EXERCISE DIRECTIONS: Print exactly the lines below between the line containing "Clone this chart in matplotlib." and the line containing "ax.spines['bottom'].set_linewidth(1.8)", counting both of those lines. Leave pictures out.

ENTRIES:
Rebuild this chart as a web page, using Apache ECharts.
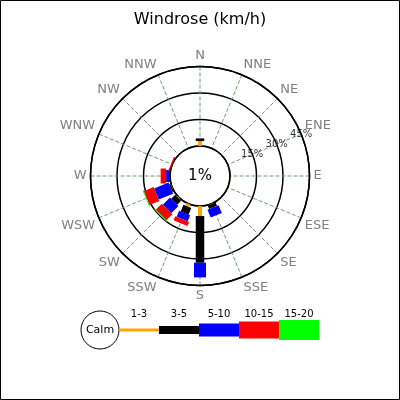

--

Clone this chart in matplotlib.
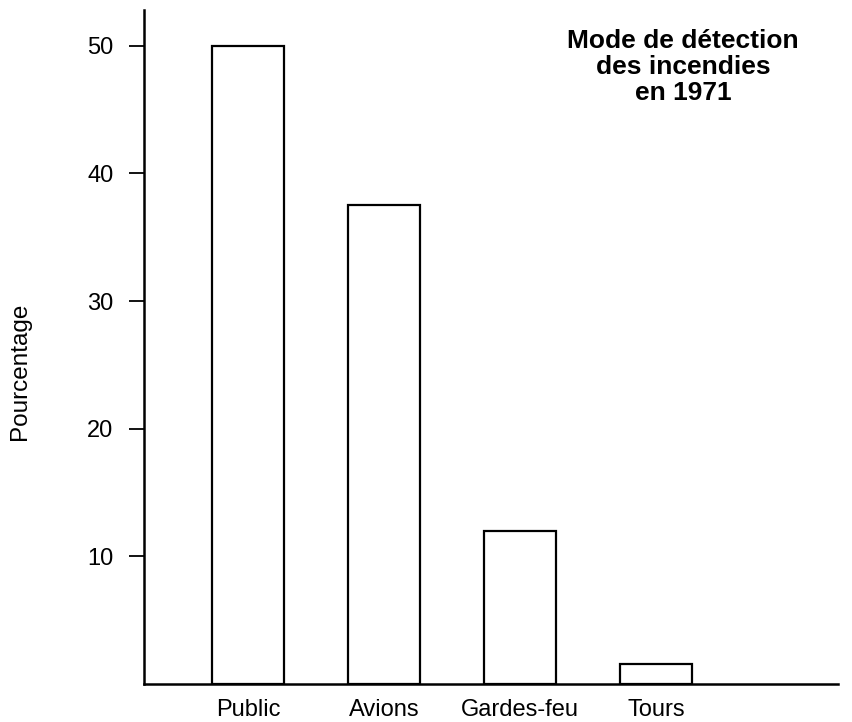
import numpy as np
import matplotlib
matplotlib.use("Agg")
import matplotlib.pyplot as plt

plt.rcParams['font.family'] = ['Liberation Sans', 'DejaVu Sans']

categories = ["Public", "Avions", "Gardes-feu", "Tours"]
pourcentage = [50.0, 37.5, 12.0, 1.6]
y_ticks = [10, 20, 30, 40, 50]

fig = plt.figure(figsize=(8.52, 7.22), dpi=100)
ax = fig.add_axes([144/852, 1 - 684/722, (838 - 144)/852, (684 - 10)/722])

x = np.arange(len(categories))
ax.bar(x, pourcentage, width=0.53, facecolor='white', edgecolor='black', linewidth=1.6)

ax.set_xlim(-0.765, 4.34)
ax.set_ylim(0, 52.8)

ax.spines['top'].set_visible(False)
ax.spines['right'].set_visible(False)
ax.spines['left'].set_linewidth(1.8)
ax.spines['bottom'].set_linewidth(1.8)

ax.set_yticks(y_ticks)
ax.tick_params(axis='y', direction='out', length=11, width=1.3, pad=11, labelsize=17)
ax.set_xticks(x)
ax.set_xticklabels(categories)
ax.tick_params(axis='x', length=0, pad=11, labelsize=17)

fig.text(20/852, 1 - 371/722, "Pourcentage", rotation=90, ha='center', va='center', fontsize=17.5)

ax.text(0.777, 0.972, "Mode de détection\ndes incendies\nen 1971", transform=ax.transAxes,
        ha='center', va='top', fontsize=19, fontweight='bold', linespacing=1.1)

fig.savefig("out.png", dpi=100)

THE ANSWER:
Clone this chart in matplotlib.
import numpy as np
import matplotlib
matplotlib.use("Agg")
import matplotlib.pyplot as plt

plt.rcParams['font.family'] = ['Liberation Sans', 'DejaVu Sans']

categories = ["Public", "Avions", "Gardes-feu", "Tours"]
pourcentage = [50.0, 37.5, 12.0, 1.6]
y_ticks = [10, 20, 30, 40, 50]

fig = plt.figure(figsize=(8.52, 7.22), dpi=100)
ax = fig.add_axes([144/852, 1 - 684/722, (838 - 144)/852, (684 - 10)/722])

x = np.arange(len(categories))
ax.bar(x, pourcentage, width=0.53, facecolor='white', edgecolor='black', linewidth=1.6)

ax.set_xlim(-0.765, 4.34)
ax.set_ylim(0, 52.8)

ax.spines['top'].set_visible(False)
ax.spines['right'].set_visible(False)
ax.spines['left'].set_linewidth(1.8)
ax.spines['bottom'].set_linewidth(1.8)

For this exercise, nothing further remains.